A permanently manned amateur radio station was based in the Evoluon. Here are some pictures that were taken when the station was just installed, at the end of the sixties.
The PE2EVO station in about 1969. A lot of coutry names are in the above right,
the name of the country that was being contacted was illuminated.
PA0PAZ operating the transciever that he built.
The light bar on the world map indicated the antenna direction.
The view on the exhibition from the radio station.
PA0PAZ during the CQ-PH contest in 1982.
The CQ-PH award
The station in 1989.
Radio amateurs who contacted PE2EVO got a special 'qsl' card from the operators to confirm the contact. (In morse traffic the code QSL means that the message has been received correctly.) Here are images of these cards and the story of one radio amateur.
The fist QSL-card from PE2EVO, the amateur radio station in the Evoluon, I got after sending in a listening report (I was not fully licensed yet). It was a card that was printed in 6 versions, with the outlined PE2EVO callsign colored for the appropriate HF amateur band (only 3.5 / 7 / 14 / 21 / 28 MHz in that time). With this QSL-card it was possible to get free entrance into the Evoluon!. I used it *many* times to visit the Evoluon, which was only a few streets away from where I lived. After some years I got a stamp on the card at the Evoluon entrance and it was not valid for free entrance any more :-( I erased the stamp from the QSL-card (you can still see it on the card) but did not use it any more.

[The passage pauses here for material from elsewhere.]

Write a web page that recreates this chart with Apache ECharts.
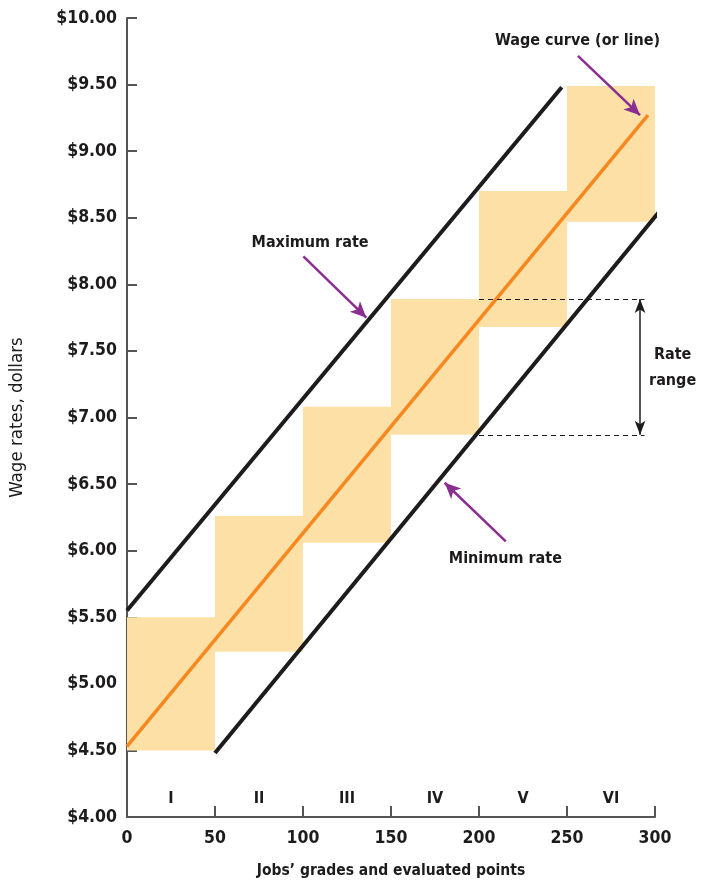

The second QSL-card was from a 2 way QSO on 145 MHz I had with PE2EVO operator Karel, PA0KGV a few years later. The card is not as professional-looking as the first card, and the line about the free entrance was removed. Karel had probably gotten RSI from signing the cards and used a custom-made stamp with "tnx qso" etc. on it. The operators of PE2EVO (Karel, PA0KGV, Peter, PA0PAZ and Wim, PA3BEB) were probably the only professional amateur radio operators on the world, actually paid by Philips to operate an amateur radio station, which was also property of Philips of course! The operators also had other responsibilities, like giving explanations to the guests. (Peter also was the computer sysadmin and programmer for the Evoluon computer systems.)
On the third card the callsign was changed to PI9EVO, due to some changes in the Dutch regulations concerning amateur callsign prefixes, somewhere in the 80's.